DIFF 2011 Review: ZERO PERCENT
This review was written by our friend, Reel Distraction.
Rating: 3/5
Director: Tim Skousen
Founded in 2000, Hudson Link for Higher Education in Prison provides the opportunity for inmates at New York’s Sing Sing Correctional Facility to receive a college education from an accredited university. The relatively young program boasts an impressive success rate: of the 41 men who graduated through Hudson Link and then left Sing Sing, none have returned to prison. By way of comparison, the national recidivism rate is a depressing sixty percent.
ZERO PERCENT takes a broad look at several Hudson Link students, educators, and alumni, but is at its best when it hones in on the inmates themselves. The handful of men featured in the film defy easy characterization.

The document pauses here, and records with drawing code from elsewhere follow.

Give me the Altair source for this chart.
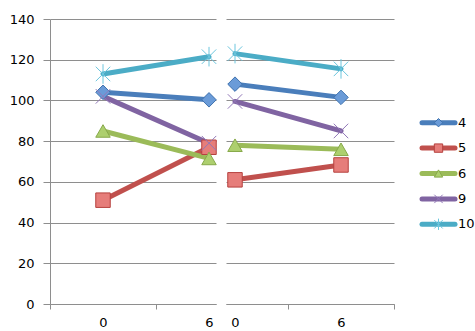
import altair as alt
import pandas as pd

# Sampling times shown on each panel and the five series
times = ["0", "6"]
series = ["4", "5", "6", "9", "10"]

# Values in the left panel (time 0, time 6)
left_4 = [104, 100.3]
left_5 = [51, 77]
left_6 = [85, 71.5]
left_9 = [102, 79]
left_10 = [113, 121.5]

# Values in the right panel (time 0, time 6)
right_4 = [108, 101.5]
right_5 = [61, 68.3]
right_6 = [78, 76]
right_9 = [99.5, 85]
right_10 = [123, 115.5]

y_ticks = [0, 20, 40, 60, 80, 100, 120, 140]

line_colors = ["#4A7EBB", "#C0504D", "#9BBB59", "#8064A2", "#4BACC6"]
marker_fill = ["#6A9BD8", "#E67D7A", "#ADCF6E", "#9A83BD", "#7DCFE3"]
marker_edge = ["#3F72AE", "#B6423F", "#87A94A", "#9278B8", "#6CC6DE"]
x_path = "M-1,-1L1,1M-1,1L1,-1"
star_path = "M-1,-1L1,1M-1,1L1,-1M0,-1.35L0,1.35"
shapes = ["diamond", "square", "triangle-up", x_path, star_path]
FONT = "DejaVu Sans"
GRID = "#8E8E8E"


def frame(vals):
    rows = []
    for s, pair in zip(series, vals):
        for i, (t, v) in enumerate(zip(times, pair)):
            # band centre of each time category (one band per category)
            rows.append({"series": s, "time": t, "pos": i + 0.5, "value": v})
    return pd.DataFrame(rows)


left_df = frame([left_4, left_5, left_6, left_9, left_10])
right_df = frame([right_4, right_5, right_6, right_9, right_10])

y_scale = alt.Scale(domain=[0, 140], nice=False)
line_scale = alt.Scale(domain=series, range=line_colors)
fill_scale = alt.Scale(domain=series, range=marker_fill)
edge_scale = alt.Scale(domain=series, range=marker_edge)
shape_scale = alt.Scale(domain=series, range=shapes)
sw_scale = alt.Scale(domain=series, range=[1, 1, 1, 3, 2.5])


def panel(df, x_domain, width, tick_values, label_expr, label_offset, y_axis):
    x_axis = alt.Axis(
        values=tick_values, labelExpr=label_expr, labelOffset=label_offset,
        labelFlush=False, tickSize=5, tickColor=GRID, domainColor=GRID,
        grid=False, title=None, labelFont=FONT, labelFontSize=13,
        labelColor="#000000", labelPadding=7,
    )
    x = alt.X("pos:Q", scale=alt.Scale(domain=x_domain, nice=False, zero=False), axis=x_axis)
    y = alt.Y("value:Q", scale=y_scale, axis=y_axis)
    base = alt.Chart(df)
    lines = base.mark_line(strokeWidth=5, strokeCap="round").encode(
        x=x, y=y,
        stroke=alt.Stroke("series:N", scale=line_scale, legend=None),
        detail="series:N",
    )
    points = base.mark_point(size=210, filled=False, opacity=1).encode(
        x=x, y=y,
        shape=alt.Shape("series:N", scale=shape_scale, legend=None),
        fill=alt.Fill("series:N", scale=fill_scale, legend=None),
        stroke=alt.Stroke("series:N", scale=edge_scale, legend=None),
        strokeWidth=alt.StrokeWidth("series:N", scale=sw_scale, legend=None),
    )
    return (
        alt.layer(lines, points)
        .resolve_scale(stroke="independent")
        .properties(width=width, height=285)
    )


left_y_axis = alt.Axis(
    values=y_ticks, tickSize=7, tickColor=GRID, domainColor=GRID, gridColor=GRID,
    grid=True, title=None, labelFont=FONT, labelFontSize=13, labelColor="#000000",
    labelPadding=9,
)
right_y_axis = alt.Axis(
    values=y_ticks, grid=True, gridColor=GRID, labels=False, ticks=False,
    domain=False, title=None, minExtent=0, maxExtent=0,
)

left = panel(left_df, [0, 166 / 106], 166, [0, 1],
             "datum.value == 0 ? '0' : '6'", 53, left_y_axis)
right = panel(right_df, [2 - 168 / 106, 2], 168, [1, 2],
              "datum.value == 1 ? '0' : '6'", -53, right_y_axis)

# Legend drawn as its own small panel: line sample, marker, label
legend_df = pd.DataFrame({"series": series})
ly = alt.Y("series:N", scale=alt.Scale(type="point", domain=series, range=[91, 218]), axis=None)
leg_lines = alt.Chart(legend_df).mark_rule(strokeWidth=5, strokeCap="round").encode(
    x=alt.value(18), x2=alt.value(51), y=ly,
    stroke=alt.Stroke("series:N", scale=line_scale, legend=None),
)
leg_points = alt.Chart(legend_df).mark_point(size=70, opacity=1).encode(
    x=alt.value(34.5), y=ly,
    shape=alt.Shape("series:N", scale=shape_scale, legend=None),
    fill=alt.Fill("series:N", scale=fill_scale, legend=None),
    stroke=alt.Stroke("series:N", scale=edge_scale, legend=None),
    strokeWidth=alt.StrokeWidth("series:N", scale=sw_scale, legend=None),
)
leg_text = alt.Chart(legend_df).mark_text(
    align="left", baseline="middle", font=FONT, fontSize=13, color="#000000"
).encode(x=alt.value(54), y=ly, text="series:N")
legend = (
    alt.layer(leg_lines, leg_points, leg_text)
    .resolve_scale(stroke="independent")
    .properties(width=71, height=285)
)

chart = (
    alt.hconcat(left, right, legend, spacing=10, bounds="flush")
    .properties(
        padding={"left": 9, "top": 13, "right": 0, "bottom": 0},
        background="#FFFFFF",
    )
    .configure_view(stroke=None)
)

chart.save("out.html", embed_options={"renderer": "svg", "actions": False})
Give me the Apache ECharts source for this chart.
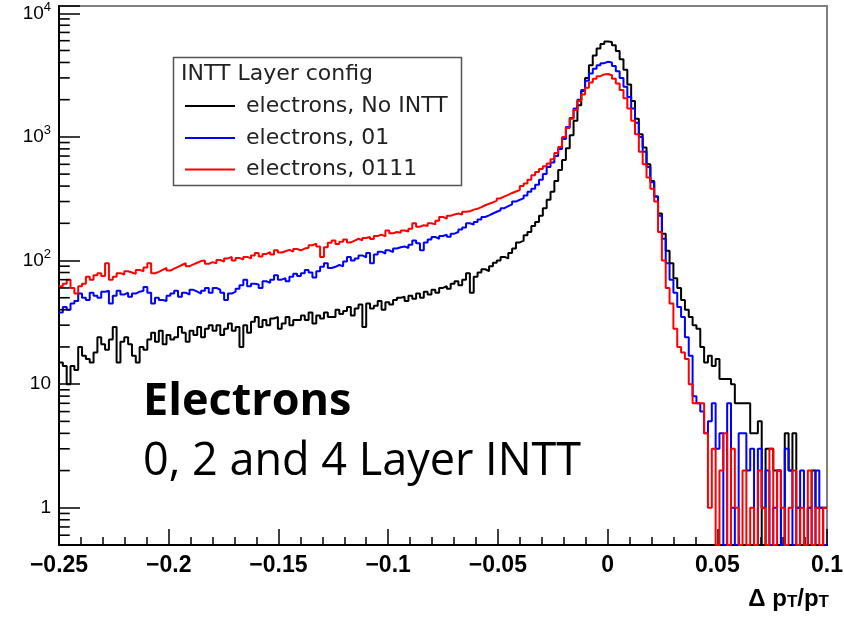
<!DOCTYPE html>
<html>
<head>
<meta charset="utf-8">
<script src="https://cdn.jsdelivr.net/npm/echarts@6/dist/echarts.min.js"></script>
<style>
html,body{margin:0;padding:0;background:#fff;}
#chart{width:844px;height:621px;}
</style>
</head>
<body>
<div id="chart"></div>
<script>
// ---- binning of the histograms (x range and number of bins) ----
const binLow = -0.25;
const binHigh = 0.1;
const nBins = 200;

// ---- axis ranges / tick values ----
const yMin = 0.5;
const yMax = 11450;
const xTickInterval = 0.05;
const yMinorTickValues = [0.6,0.7,0.8,0.9, 2,3,4,5,6,7,8,9, 20,30,40,50,60,70,80,90,
  200,300,400,500,600,700,800,900, 2000,3000,4000,5000,6000,7000,8000,9000];
const yMinorTickCenterX = binLow + 0.0024;

// ---- legend / series names ----
const legendTitle = 'INTT Layer config';
const seriesNames = ['electrons, No INTT', 'electrons, 01', 'electrons, 0111'];
const seriesColors = ['#000000', '#0000ff', '#ff0000'];

// ---- bin contents ----
const countsNoINTT = [
 15,14,10,14,13,20,17,16,15,18,
 24,21,19,23,29,15,22,24,21,17,
 15,20,19,23,26,22,27,21,25,23,
 24,29,26,22,27,25,29,24,28,30,
 27,30,25,28,31,27,29,20,30,26,
 32,35,29,33,30,34,35,28,31,35,
 30,33,33,36,33,38,31,36,34,38,
 35,35,40,37,39,42,36,41,44,29,
 45,41,43,47,40,46,44,48,50,51,
 47,52,49,54,50,56,53,58,55,60,
 62,59,65,68,63,70,79,55,74,80,
 85,82,90,96,100,107,104,115,125,140,
 145,160,170,190,205,230,265,310,360,440,
 540,650,810,1030,1350,1800,2350,3000,3800,4550,
 5200,5650,5900,5850,5500,4950,4250,3500,2650,1950,
 1400,1050,820,600,440,330,240,165,120,95,
 72,60,48,40,35,30,28,20,15,17,
 14,16,11,11,11,10,7,7,7,7,
 4,4,5,0,3,3,2,2,0,4,
 2,4,1,0,0,1,2,1,1,1
];
const counts01 = [
 38,42,40,45,47,54,50,48,55,52,
 50,56,57,45,52,57,53,55,51,54,
 56,57,61,55,45,50,48,47,52,54,
 57,51,55,53,58,56,54,57,60,55,
 60,58,55,48,54,56,59,63,70,62,
 65,64,60,68,66,70,76,70,72,68,
 74,78,75,79,84,80,73,82,89,95,
 87,89,92,90,98,107,100,104,110,106,
 115,95,112,118,114,121,117,125,128,130,
 126,134,145,138,121,140,148,155,150,158,
 162,156,165,170,178,185,200,195,205,215,
 225,232,240,248,255,265,275,285,300,310,
 318,335,360,380,410,450,500,570,620,700,
 800,960,1200,1420,1700,2000,2400,2850,3250,3550,
 3800,3950,4050,4000,3750,3400,3000,2550,2100,1700,
 1300,1000,760,570,430,330,230,150,95,70,
 55,42,35,24,17,8,7,6,4,5,
 7,3,4,0,7,1,0,4,4,2,
 3,0,3,1,2,0,1,2,0,3,
 2,0,1,2,0,1,0,2,1,0
];
const counts0111 = [
 62,65,70,60,54,62,65,74,70,76,
 79,75,95,70,74,79,77,82,80,78,
 84,82,88,95,79,81,84,87,83,86,
 89,92,95,90,93,96,99,100,94,97,
 95,101,98,104,107,100,105,102,107,104,
 110,115,108,113,117,112,121,116,119,122,
 118,124,121,125,127,133,137,130,107,128,
 139,145,136,142,148,140,145,150,146,152,
 155,149,158,162,157,175,166,170,168,175,
 172,181,200,188,193,190,200,196,210,225,
 218,230,236,240,235,248,250,258,262,270,
 280,288,295,305,318,330,340,352,362,372,
 400,420,450,490,520,550,580,610,660,740,
 830,1000,1180,1400,1650,1950,2200,2500,2750,2950,
 3100,3200,3230,3150,2950,2700,2400,2050,1700,1350,
 1050,760,600,470,380,300,170,100,60,45,
 28,20,18,16,10,7,7,7,4,1,
 3,0,2,4,0,3,1,0,2,0,
 1,0,2,1,0,3,0,2,1,0,
 1,2,0,1,0,2,0,1,0,1
];
const allCounts = [countsNoINTT, counts01, counts0111];

// ---- build step data: each bin's left edge, plus closing point at the right edge ----
const binWidth = (binHigh - binLow) / nBins;
function histData(counts) {
  const d = counts.map((c, i) => [binLow + i * binWidth, c > 0 ? c : yMin]);
  const last = counts[counts.length - 1];
  d.push([binHigh, last > 0 ? last : yMin]);
  return d;
}

const chart = echarts.init(document.getElementById('chart'), null, {renderer: 'canvas'});

function fmtX(v) {
  const s = String(parseFloat(v.toFixed(3)));
  return s.replace('-', '\u2212');
}
function fmtY(v) {
  const l = Math.log10(v);
  const e = Math.round(l);
  if (Math.abs(l - e) > 1e-6) return '';
  if (e === 0) return '1';
  if (e === 1) return '10';
  return '10{sup|' + e + '}';
}

const lineSeries = allCounts.map((counts, k) => ({
  name: seriesNames[k],
  type: 'line',
  step: 'end',
  data: histData(counts),
  showSymbol: false,
  symbol: 'none',
  clip: true,
  silent: true,
  animation: false,
  lineStyle: {color: seriesColors[k], width: 2},
  itemStyle: {color: seriesColors[k]},
  z: 2 + k
}));

// minor ticks of the log y axis (2..9 x 10^n), placed through the axis scales
const minorTickSeries = {
  type: 'scatter',
  animation: false,
  data: yMinorTickValues.map(v => [yMinorTickCenterX, v]),
  symbol: 'rect',
  symbolSize: [11, 1.6],
  itemStyle: {color: '#000000', opacity: 1},
  emphasis: {disabled: true},
  z: 20
};

const legendY = [106, 138, 169.5];
const legendGraphics = [
  {type: 'rect', shape: {x: 173.5, y: 57.5, width: 288, height: 128},
   style: {fill: '#fff', stroke: '#555', lineWidth: 1.5}, z: 100},
  {type: 'text', x: 181, y: 74, z: 101,
   style: {text: legendTitle, font: '22px "DejaVu Sans"', fill: '#222', verticalAlign: 'middle', align: 'left'}}
];
seriesNames.forEach((n, k) => {
  legendGraphics.push({type: 'line', z: 101,
    shape: {x1: 185, y1: legendY[k], x2: 235, y2: legendY[k]},
    style: {stroke: seriesColors[k], lineWidth: 2}});
  legendGraphics.push({type: 'text', x: 246, y: legendY[k], z: 101,
    style: {text: n, font: '22px "DejaVu Sans"', fill: '#222', verticalAlign: 'middle', align: 'left'}});
});

const textGraphics = [
  {type: 'text', x: 143, y: 402, z: 120,
   style: {text: 'Electrons', font: 'bold 45px "Open Sans"', fill: '#000', verticalAlign: 'middle', align: 'left'}},
  {type: 'text', x: 143, y: 462, z: 120,
   style: {text: '0, 2 and 4 Layer INTT', font: '45px "Open Sans"', fill: '#000', verticalAlign: 'middle', align: 'left'}},
  {type: 'text', x: 829, y: 598, z: 120,
   style: {
     text: '{a|\u0394 p}{s|T}{a|/p}{s|T}', align: 'right', verticalAlign: 'middle',
     rich: {
       a: {fontFamily: 'Liberation Sans', fontWeight: 'bold', fontSize: 24, fill: '#000', verticalAlign: 'bottom'},
       s: {fontFamily: 'Liberation Sans', fontWeight: 'bold', fontSize: 17, fill: '#000', verticalAlign: 'bottom', padding: [9, 0, 0, 0]}
     }
   }}
];

const option = {
  animation: false,
  backgroundColor: '#ffffff',
  grid: {
    left: 59, right: 17, top: 6, bottom: 76,
    containLabel: false,
    outerBoundsMode: 'none',
    show: true, borderColor: '#808080', borderWidth: 2, backgroundColor: 'transparent'
  },
  xAxis: {
    type: 'value',
    min: binLow, max: binHigh, interval: xTickInterval,
    axisLine: {show: true, onZero: false, lineStyle: {color: '#000', width: 2}},
    axisTick: {show: true, inside: true, length: 16, lineStyle: {color: '#000', width: 1.5}},
    minorTick: {show: true, splitNumber: 5, length: 8, lineStyle: {color: '#000', width: 1.5}},
    splitLine: {show: false},
    minorSplitLine: {show: false},
    axisLabel: {
      show: true, formatter: fmtX, margin: 9,
      fontFamily: 'Liberation Sans', fontWeight: 'bold', fontSize: 23, color: '#000',
      showMinLabel: true, showMaxLabel: true
    }
  },
  yAxis: {
    type: 'log', logBase: 10,
    min: yMin, max: yMax,
    axisLine: {show: true, onZero: false, lineStyle: {color: '#000', width: 2}},
    axisTick: {show: true, inside: true, length: 21, lineStyle: {color: '#000', width: 1.5}},
    minorTick: {show: false},
    splitLine: {show: false},
    axisLabel: {
      show: true, formatter: fmtY, margin: 8,
      fontFamily: 'Liberation Sans', fontSize: 19, color: '#000',
      rich: {
        sup: {fontFamily: 'Liberation Sans', fontSize: 13, color: '#000', verticalAlign: 'top', padding: [0, 0, 12, 0]}
      }
    }
  },
  series: lineSeries.concat([minorTickSeries]),
  graphic: legendGraphics.concat(textGraphics)
};
chart.setOption(option);
</script>
</body>
</html>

All are murderers, and most appear genuinely remorseful about their crimes. The film’s central message is one of second chances, and the viewer is left with little doubt that these particular men, most of whom have spent the last 15 to 20 years in prison, would be of little threat to society if they were released today.
Where ZERO PERCENT falters is its failure to fully investigate the actual transformative agent at work in these men’s lives. Given the film’s title and focus on the Hudson Link program, the filmmakers presumably attribute the change to the program and the education the men receive through it. But we’re never shown what the prisoners were like prior to entering the program. One gets the sense that, by being difficult to get in to (there’s a two to three year waiting list) and costly to remain in (inmates are required to pay what amounts to 75% of their wages per semester as tuition), the program is self-selecting and necessarily consists only of men who have already decided to make a change in their lives.
Indeed, although the film continually praises the success of the Hudson Link program, little time is spent exploring the differences (if any) between it and similar programs elsewhere in the country. Other equally interesting questions are touched on but never fully addressed. How do the prisoners in the program avoid the gangs and violence that they describe as being so common at Sing Sing? How does Hudson Link’s work impact the Sing Sing community as a whole? How does Hudson Link’s recidivism rate compare to the rate of similar programs around the country, and if it is significantly better, what accounts for the difference? What do the guards and prison officials think about the program? Few documentarians are able to gain access to Sing Sing, and the film would have been better served if it had remained within the walls of the prison and dropped several other less-interesting narrative threads, including those about Hudson Link’s corporate history, its fundraising efforts, and the life of one particular Hudson Link alumni who now teaches a conflict-resolution high-school class.
Ultimately, as much as ZERO PERCENT thinks it is about the transformative power of education, the film is more about the power of human connections and second chances. The featured inmates and alumni seem to flourish, not because they can quote Plato and Langston Hughes, but because they were told that they had worth as a person. Though frustrating for its omissions, ZERO PERCENT is a well-made documentary that raises a number of interesting questions and admirably highlights a worthwhile organization.